- **The request**
Exactly as written, retype the listing below, omitting the pictures.

══ Data provided ══

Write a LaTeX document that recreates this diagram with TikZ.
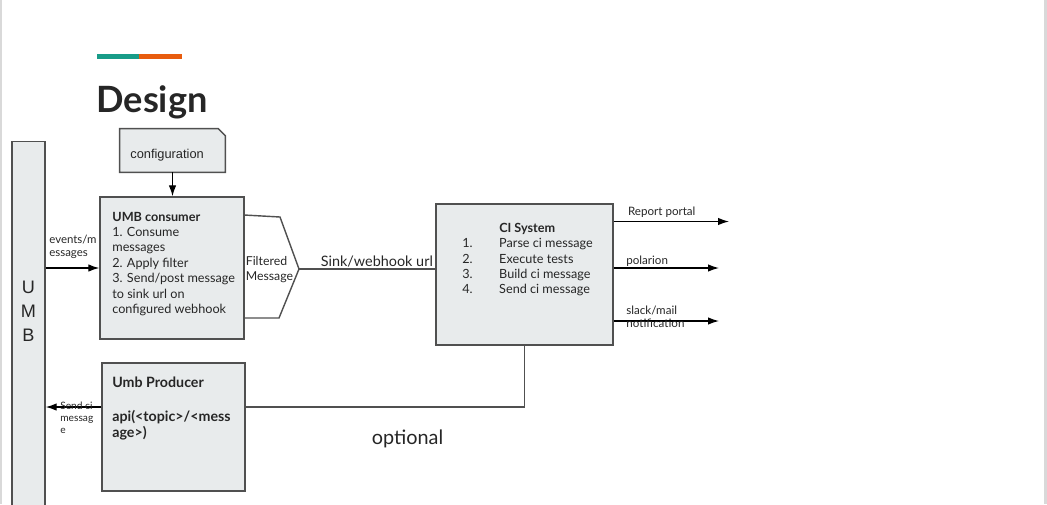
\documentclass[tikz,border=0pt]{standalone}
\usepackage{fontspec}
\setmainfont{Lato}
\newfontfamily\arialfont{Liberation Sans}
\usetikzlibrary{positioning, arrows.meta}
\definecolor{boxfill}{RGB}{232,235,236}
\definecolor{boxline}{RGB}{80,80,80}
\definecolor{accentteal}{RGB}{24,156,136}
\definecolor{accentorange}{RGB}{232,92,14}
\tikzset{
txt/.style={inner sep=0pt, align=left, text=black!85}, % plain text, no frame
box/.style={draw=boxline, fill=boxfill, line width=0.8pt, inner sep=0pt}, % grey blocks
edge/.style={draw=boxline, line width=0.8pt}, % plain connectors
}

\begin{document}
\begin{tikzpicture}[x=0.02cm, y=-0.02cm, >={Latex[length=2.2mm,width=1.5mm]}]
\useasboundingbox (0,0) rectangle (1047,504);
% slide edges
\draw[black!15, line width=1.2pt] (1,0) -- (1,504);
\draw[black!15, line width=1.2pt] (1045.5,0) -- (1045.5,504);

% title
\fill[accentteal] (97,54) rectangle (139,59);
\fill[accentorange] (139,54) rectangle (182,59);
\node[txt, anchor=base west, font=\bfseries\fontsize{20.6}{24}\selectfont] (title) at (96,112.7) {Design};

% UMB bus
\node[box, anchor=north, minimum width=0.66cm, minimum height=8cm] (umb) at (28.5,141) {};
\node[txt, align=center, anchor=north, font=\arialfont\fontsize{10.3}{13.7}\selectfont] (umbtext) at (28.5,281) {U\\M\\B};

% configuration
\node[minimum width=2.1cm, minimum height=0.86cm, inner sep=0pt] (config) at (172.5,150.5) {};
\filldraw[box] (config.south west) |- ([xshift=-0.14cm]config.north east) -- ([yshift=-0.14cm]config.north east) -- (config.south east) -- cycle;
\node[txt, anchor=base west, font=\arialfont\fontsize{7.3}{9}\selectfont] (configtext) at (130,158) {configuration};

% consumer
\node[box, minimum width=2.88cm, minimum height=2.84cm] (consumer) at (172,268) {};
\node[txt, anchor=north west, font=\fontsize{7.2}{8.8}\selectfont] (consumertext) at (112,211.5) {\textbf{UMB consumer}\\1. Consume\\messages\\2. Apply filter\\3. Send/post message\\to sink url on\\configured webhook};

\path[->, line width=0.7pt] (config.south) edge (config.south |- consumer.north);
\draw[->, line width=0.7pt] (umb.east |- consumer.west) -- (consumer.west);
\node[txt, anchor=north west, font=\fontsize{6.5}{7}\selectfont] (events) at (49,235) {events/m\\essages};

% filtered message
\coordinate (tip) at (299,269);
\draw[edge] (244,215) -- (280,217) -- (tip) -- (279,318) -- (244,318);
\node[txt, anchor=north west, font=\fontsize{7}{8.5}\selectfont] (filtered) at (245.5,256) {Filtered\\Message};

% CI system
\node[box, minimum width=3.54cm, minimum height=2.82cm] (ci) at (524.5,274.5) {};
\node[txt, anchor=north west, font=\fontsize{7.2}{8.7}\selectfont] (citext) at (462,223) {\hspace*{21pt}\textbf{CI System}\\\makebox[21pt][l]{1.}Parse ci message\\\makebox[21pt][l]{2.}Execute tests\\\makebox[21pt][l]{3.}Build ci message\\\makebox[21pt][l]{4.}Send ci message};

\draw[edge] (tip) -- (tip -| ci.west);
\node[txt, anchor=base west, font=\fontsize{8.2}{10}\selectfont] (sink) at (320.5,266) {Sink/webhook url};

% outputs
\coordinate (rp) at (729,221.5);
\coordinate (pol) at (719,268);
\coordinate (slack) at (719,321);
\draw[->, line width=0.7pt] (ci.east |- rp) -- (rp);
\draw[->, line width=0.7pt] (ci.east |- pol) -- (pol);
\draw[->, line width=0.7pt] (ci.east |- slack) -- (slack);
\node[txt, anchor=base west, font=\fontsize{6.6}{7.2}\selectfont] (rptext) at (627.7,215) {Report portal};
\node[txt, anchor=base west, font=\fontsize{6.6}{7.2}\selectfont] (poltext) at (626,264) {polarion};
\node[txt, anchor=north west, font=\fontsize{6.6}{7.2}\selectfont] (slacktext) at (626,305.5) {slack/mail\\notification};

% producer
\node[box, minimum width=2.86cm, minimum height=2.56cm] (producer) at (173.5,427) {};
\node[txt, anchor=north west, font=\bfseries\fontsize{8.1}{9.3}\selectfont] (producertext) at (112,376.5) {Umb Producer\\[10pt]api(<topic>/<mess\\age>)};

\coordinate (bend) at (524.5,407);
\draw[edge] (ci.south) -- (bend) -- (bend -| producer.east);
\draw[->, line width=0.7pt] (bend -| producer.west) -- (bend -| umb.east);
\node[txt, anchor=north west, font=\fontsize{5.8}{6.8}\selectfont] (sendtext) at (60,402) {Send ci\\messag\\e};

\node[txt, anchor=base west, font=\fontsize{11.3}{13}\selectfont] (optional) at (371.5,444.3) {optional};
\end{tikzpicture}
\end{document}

═══

- **Worked solution**
Write a LaTeX document that recreates this diagram with TikZ.
\documentclass[tikz,border=0pt]{standalone}
\usepackage{fontspec}
\setmainfont{Lato}
\newfontfamily\arialfont{Liberation Sans}
\usetikzlibrary{positioning, arrows.meta}
\definecolor{boxfill}{RGB}{232,235,236}
\definecolor{boxline}{RGB}{80,80,80}
\definecolor{accentteal}{RGB}{24,156,136}
\definecolor{accentorange}{RGB}{232,92,14}
\tikzset{
txt/.style={inner sep=0pt, align=left, text=black!85}, % plain text, no frame
box/.style={draw=boxline, fill=boxfill, line width=0.8pt, inner sep=0pt}, % grey blocks
edge/.style={draw=boxline, line width=0.8pt}, % plain connectors
}

\begin{document}
\begin{tikzpicture}[x=0.02cm, y=-0.02cm, >={Latex[length=2.2mm,width=1.5mm]}]
\useasboundingbox (0,0) rectangle (1047,504);
% slide edges
\draw[black!15, line width=1.2pt] (1,0) -- (1,504);
\draw[black!15, line width=1.2pt] (1045.5,0) -- (1045.5,504);

% title
\fill[accentteal] (97,54) rectangle (139,59);
\fill[accentorange] (139,54) rectangle (182,59);
\node[txt, anchor=base west, font=\bfseries\fontsize{20.6}{24}\selectfont] (title) at (96,112.7) {Design};

% UMB bus
\node[box, anchor=north, minimum width=0.66cm, minimum height=8cm] (umb) at (28.5,141) {};
\node[txt, align=center, anchor=north, font=\arialfont\fontsize{10.3}{13.7}\selectfont] (umbtext) at (28.5,281) {U\\M\\B};

% configuration
\node[minimum width=2.1cm, minimum height=0.86cm, inner sep=0pt] (config) at (172.5,150.5) {};
\filldraw[box] (config.south west) |- ([xshift=-0.14cm]config.north east) -- ([yshift=-0.14cm]config.north east) -- (config.south east) -- cycle;
\node[txt, anchor=base west, font=\arialfont\fontsize{7.3}{9}\selectfont] (configtext) at (130,158) {configuration};

% consumer
\node[box, minimum width=2.88cm, minimum height=2.84cm] (consumer) at (172,268) {};
\node[txt, anchor=north west, font=\fontsize{7.2}{8.8}\selectfont] (consumertext) at (112,211.5) {\textbf{UMB consumer}\\1. Consume\\messages\\2. Apply filter\\3. Send/post message\\to sink url on\\configured webhook};

\path[->, line width=0.7pt] (config.south) edge (config.south |- consumer.north);
\draw[->, line width=0.7pt] (umb.east |- consumer.west) -- (consumer.west);
\node[txt, anchor=north west, font=\fontsize{6.5}{7}\selectfont] (events) at (49,235) {events/m\\essages};

% filtered message
\coordinate (tip) at (299,269);
\draw[edge] (244,215) -- (280,217) -- (tip) -- (279,318) -- (244,318);
\node[txt, anchor=north west, font=\fontsize{7}{8.5}\selectfont] (filtered) at (245.5,256) {Filtered\\Message};

% CI system
\node[box, minimum width=3.54cm, minimum height=2.82cm] (ci) at (524.5,274.5) {};
\node[txt, anchor=north west, font=\fontsize{7.2}{8.7}\selectfont] (citext) at (462,223) {\hspace*{21pt}\textbf{CI System}\\\makebox[21pt][l]{1.}Parse ci message\\\makebox[21pt][l]{2.}Execute tests\\\makebox[21pt][l]{3.}Build ci message\\\makebox[21pt][l]{4.}Send ci message};

\draw[edge] (tip) -- (tip -| ci.west);
\node[txt, anchor=base west, font=\fontsize{8.2}{10}\selectfont] (sink) at (320.5,266) {Sink/webhook url};

% outputs
\coordinate (rp) at (729,221.5);
\coordinate (pol) at (719,268);
\coordinate (slack) at (719,321);
\draw[->, line width=0.7pt] (ci.east |- rp) -- (rp);
\draw[->, line width=0.7pt] (ci.east |- pol) -- (pol);
\draw[->, line width=0.7pt] (ci.east |- slack) -- (slack);
\node[txt, anchor=base west, font=\fontsize{6.6}{7.2}\selectfont] (rptext) at (627.7,215) {Report portal};
\node[txt, anchor=base west, font=\fontsize{6.6}{7.2}\selectfont] (poltext) at (626,264) {polarion};
\node[txt, anchor=north west, font=\fontsize{6.6}{7.2}\selectfont] (slacktext) at (626,305.5) {slack/mail\\notification};

% producer
\node[box, minimum width=2.86cm, minimum height=2.56cm] (producer) at (173.5,427) {};
\node[txt, anchor=north west, font=\bfseries\fontsize{8.1}{9.3}\selectfont] (producertext) at (112,376.5) {Umb Producer\\[10pt]api(<topic>/<mess\\age>)};

\coordinate (bend) at (524.5,407);
\draw[edge] (ci.south) -- (bend) -- (bend -| producer.east);
\draw[->, line width=0.7pt] (bend -| producer.west) -- (bend -| umb.east);
\node[txt, anchor=north west, font=\fontsize{5.8}{6.8}\selectfont] (sendtext) at (60,402) {Send ci\\messag\\e};

\node[txt, anchor=base west, font=\fontsize{11.3}{13}\selectfont] (optional) at (371.5,444.3) {optional};
\end{tikzpicture}
\end{document}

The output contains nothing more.